Iraq Central FA Premier League
- Season: 1972–73
- Champions: Al-Quwa Al-Jawiya (4th title)
- Top goalscorer: Bashar Rashid (5 goals)

= 1972–73 Iraq Central FA First Division =

The 1972–73 Iraq Central FA First Division League was the 25th and last season of the Iraq Central FA Premier League (the top division of football in Baghdad and its neighbouring cities from 1948 to 1973); it began on 16 October 1972. The first half of the season concluded on 31 December 1972 at which point the season was ended; this was due to scheduling difficulties with the Iraq national and military teams' matches that caused the cancellation of the second half of the season. Al-Quwa Al-Jawiya, who led the table at the halfway point having won all of their seven games, were thus crowned champions for their fourth league title.
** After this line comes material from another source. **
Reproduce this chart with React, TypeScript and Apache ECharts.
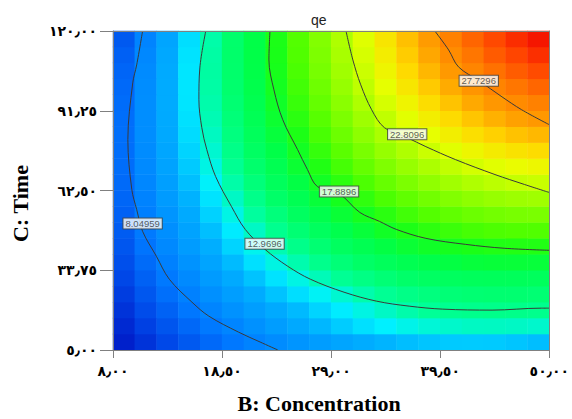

After the premature end to the season, the Iraq Central Football Association organised the Independent Baghdad Tournament between the same eight teams to allow them to continue playing matches in the absence of their national team and military team players.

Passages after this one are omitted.